The current year is also important from the point of India’s food security. The rabi season is primarily known for wheat and pulses. This season has been seeing extreme weather for the past three years. This has reduced the production of wheat and pulses. The shortage of pulses, in turn, has shot up the retail prices. This attracted farmers to grow more pulse crops in the kharif season, resulting in record sowing and production. The acreage of pulses shot up by more than 30 per cent.
The country was set to have another season of record pulses production but demonetaisation came as a dampener. In the rabi season the acreage of pulses has reduced. In case of gram it has decreased by about 10 per cent in comparison to a normal year.

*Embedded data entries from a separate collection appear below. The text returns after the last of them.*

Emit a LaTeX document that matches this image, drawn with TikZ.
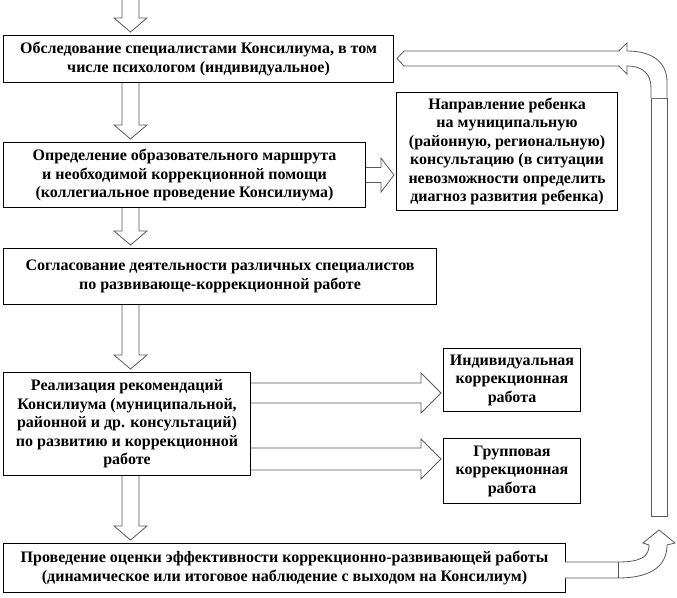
\documentclass[tikz,border=0pt]{standalone}
\usepackage{fontspec}
\setmainfont{Liberation Serif}
\usetikzlibrary{calc,positioning}

\tikzset{
  stage/.style={draw, line width=1.1pt, align=center, anchor=north west, inner sep=0pt,
    font=\bfseries\fontsize{16}{18.5}\selectfont},
  blockarrow/.style={draw=gray!70!black, line width=0.8pt, fill=white, line join=miter},
}

% block arrow pointing down: start point, tip point
\newcommand{\downblock}[2]{%
  \draw[blockarrow] let \p1=(#1), \p2=(#2) in
    (\x1-8.5pt,\y1) -- (\x1-8.5pt,\y2+17pt) -- (\x1-16.5pt,\y2+17pt) -- (\x1,\y2+3pt)
    -- (\x1+16.5pt,\y2+17pt) -- (\x1+8.5pt,\y2+17pt) -- (\x1+8.5pt,\y1);}

% block arrow pointing right: start, end, shaft half width, head half width, head length
\newcommand{\rightblock}[5]{%
  \draw[blockarrow] let \p1=(#1), \p2=(#2) in
    (\x1,\y1+#3) -- (\x2-#5-2pt,\y1+#3) -- (\x2-#5-2pt,\y1+#4) -- (\x2-2pt,\y1)
    -- (\x2-#5-2pt,\y1-#4) -- (\x2-#5-2pt,\y1-#3) -- (\x1,\y1-#3);}

\begin{document}
\begin{tikzpicture}[x=1pt,y=-1pt]
  \useasboundingbox (0,0) rectangle (677,597);

  % stages
  \node[stage, minimum width=390pt, minimum height=47pt] (obs) at (3,35)
    {Обследование специалистами Консилиума, в том\\ числе психологом (индивидуальное)};
  \node[stage, minimum width=362pt, minimum height=65pt] (opr) at (3,142)
    {Определение образовательного маршрута\\ и необходимой коррекционной помощи\\ (коллегиальное проведение Консилиума)};
  \node[stage, minimum width=221pt, minimum height=118pt] (napr) at (396,92)
    {Направление ребенка\\ на муниципальную\\ (районную, региональную)\\ консультацию (в ситуации\\ невозможности определить\\ диагноз развития ребенка)};
  \node[stage, minimum width=433pt, minimum height=56pt] (sogl) at (3,248)
    {Согласование деятельности различных специалистов\\ по развивающе-коррекционной работе};
  \node[stage, minimum width=247pt, minimum height=103pt] (real) at (3,372)
    {Реализация рекомендаций\\ Консилиума (муниципальной,\\ районной и др. консультаций)\\ по развитию и коррекционной\\ работе};
  \node[stage, minimum width=137pt, minimum height=63pt] (ind) at (443,348)
    {Индивидуальная\\ коррекционная\\ работа};
  \node[stage, minimum width=137pt, minimum height=65pt] (grp) at (443,438)
    {Групповая\\ коррекционная\\ работа};
  \node[stage, minimum width=562pt, minimum height=49pt] (prov) at (3,543)
    {Проведение оценки эффективности коррекционно-развивающей работы\\ (динамическое или итоговое наблюдение с выходом на Консилиум)};

  % arrows down the left column
  \coordinate (col) at (130.5,0);
  \downblock{col}{col |- obs.north}
  \downblock{col |- obs.south}{col |- opr.north}
  \downblock{col |- opr.south}{col |- sogl.north}
  \downblock{col |- sogl.south}{col |- real.north}
  \downblock{col |- real.south}{col |- prov.north}

  % arrows to the right
  \rightblock{opr.east}{napr.west |- opr.east}{7.5pt}{17pt}{13pt}
  \coordinate (indrow) at (0,393);
  \coordinate (grprow) at (0,459);
  \rightblock{real.east |- indrow}{ind.west |- indrow}{10pt}{20pt}{20pt}
  \rightblock{real.east |- grprow}{grp.west |- grprow}{11pt}{20pt}{20pt}

  % return loop on the right
  \draw[blockarrow] (651,98) rectangle (667,516);
  \draw[blockarrow] (565,562) -- (618,562) .. controls (642,562) and (649,556) .. (649,545)
    -- (643,543) -- (659,530) -- (675,543) -- (667,545)
    .. controls (667,568) and (648,578) .. (618,578) -- (565,578);
  \draw[blockarrow] (618,562) -- (618,578);
  \draw[blockarrow] (651,98) -- (651,88) .. controls (651,74) and (643,66) .. (627,66)
    -- (627,74) -- (611,58.5) -- (627,43) -- (627,51)
    .. controls (652,51) and (667,62) .. (667,82) -- (667,98);
  \draw[blockarrow] (620,51) -- (404,51) -- (397,58.5) -- (404,66) -- (620,66);
\end{tikzpicture}
\end{document}
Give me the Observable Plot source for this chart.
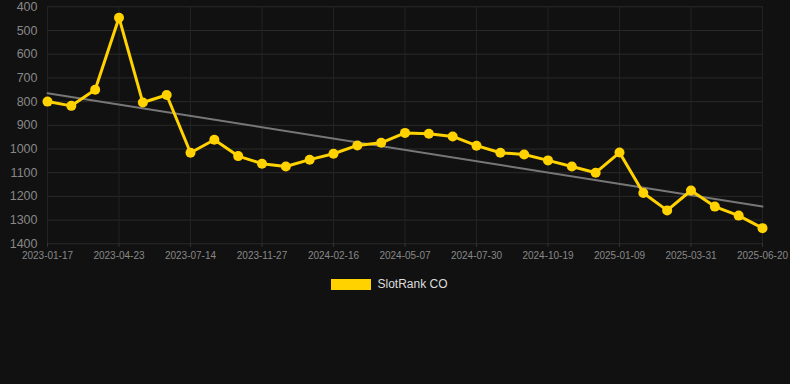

The price of wheat is also rising. Since October, it has gone up by 25-30 per cent. In the past one month the price of wheat flour rose from Rs 190 per tonne to Rs 240. The forecast of a warm winter is another bad news since wheat requires low temperature to flower. Since the sowing this year has been low, the government has removed import duty on wheat to ensure that the supply remains sufficient.
Firms making fast-moving consumer goods had been expecting a rise in demand in the wake of good monsoon after two years of drought. But demonetisation has slowed the demand. Rural areas have only one-fourth of the ATMs in the country. Cooperative banks, which are closer to the rural population, have almost shut down.
Agriculture scientist M S Swaminathan also thinks that the timing of demonetisation is proving worse for farmers. It has created difficulties in getting credit for seeds, fertilisers and energy for rabi crops. State governments should immediately prepare a demonetisation management package for agriculture and streamline credit access and delivery mechanism, he says.
On December 7, RBI lowered its gross domestic product forecast for 2016-17 from 7.6 per cent to 7.1. The reason, probably, is the slowdown expected in agriculture in the coming months.